М.В. А вы не обращали внимания — нет ли в этой книге переводов современников?

Е.С. Если я правильно понял, вы переносите наш разговор в плоскость истории перевода и имеете в виду переводчиков, обращавшихся к творчеству своих современников. Такие переводчики в Италии, разумеется, были. Но их переводы, например, прижизненные переводы Пушкина, остались в своем времени, и к ним обращаются, когда изучают не творчество Пушкина, а присутствие Пушкина в итальянской литературе. То же самое относится к первым переводам Чети из Ломоносова, Орти из Хераскова и Дмитриева, Чамполи из Жуковского, Винченцо Монти — из Крылова (с французского), Ипполито Ньево — из Лермонтова (тоже с французского). К чести составителей антологии, она отражает и историю перевода русской поэзии в Италии.
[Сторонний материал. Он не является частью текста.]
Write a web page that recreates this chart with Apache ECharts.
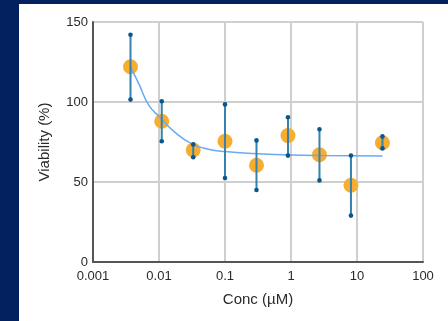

М.В. И что же: переводы Чамполи из Жуковского сейчас звучат детской песенкой, считалочкой?

Е.С. Нет! И в первую очередь за счет словаря.

М.В. Значит, все-таки перевод с соблюдением формы оригинала не является непреодолимым барьером?

Е.С. На сегодняшний день это является непреодоли-
мым барьером, потому что те современные опыты перевода
в рифму, которые мне известны, — все провальные. Почти
все.

М.В. Но, может быть, действует аура времени? Вы знаете, что Чамполи — поэт начала XIX века, и поэтому его переводы воспринимаются по-другому, чем работы наших современников.

Е.С. Трудно сказать. Все-таки нет… Раскрыв книгу русского поэта, которого вы не помните наизусть и вообще плохо знаете, какого-нибудь поэта второго-третьего ряда, вы ведь сразу определите, к какому времени он относится?

М.В. Ну конечно. Хотя, если открыть книжку Максима Амелина, воинствующего архаиста…

Е.С. Вы все равно поймете, что это стилизация. Так вот, точно так же поймет, к какому времени относится текст, и внимательный итальянский читатель. Все-таки подобные антологии читают внимательные читатели, хотя некоторые ставят на полку просто потому, что это серия, в которой в нашем случае есть, как я говорил, и несколько томов итальянской поэзии, от истоков до наших дней.

М.В. Я вот почему заговорил про Чамполи и про ауру времени Чамполи: ведь можно вообще принять радикальную точку зрения, что существуют русские переводы только тех стихотворений, которые были переведены современниками. Поэтому существуют, например, русский Виланд или русский Томас Грей, потому что их переводил Жуковский или Иван Козлов.

Е.С. А как же остальное?

М.В. А остальное, извините, — профессорские пособия для курса мировой литературы.

Е.С. Но как же можно считать “профессорским пособием” перевод “Фауста”, сделанный Пастернаком?

М.В. “Фауст” не лирическое стихотворение.

Е.С. Хорошо, а его же 66-й сонет Шекспира? Самый знаменитый?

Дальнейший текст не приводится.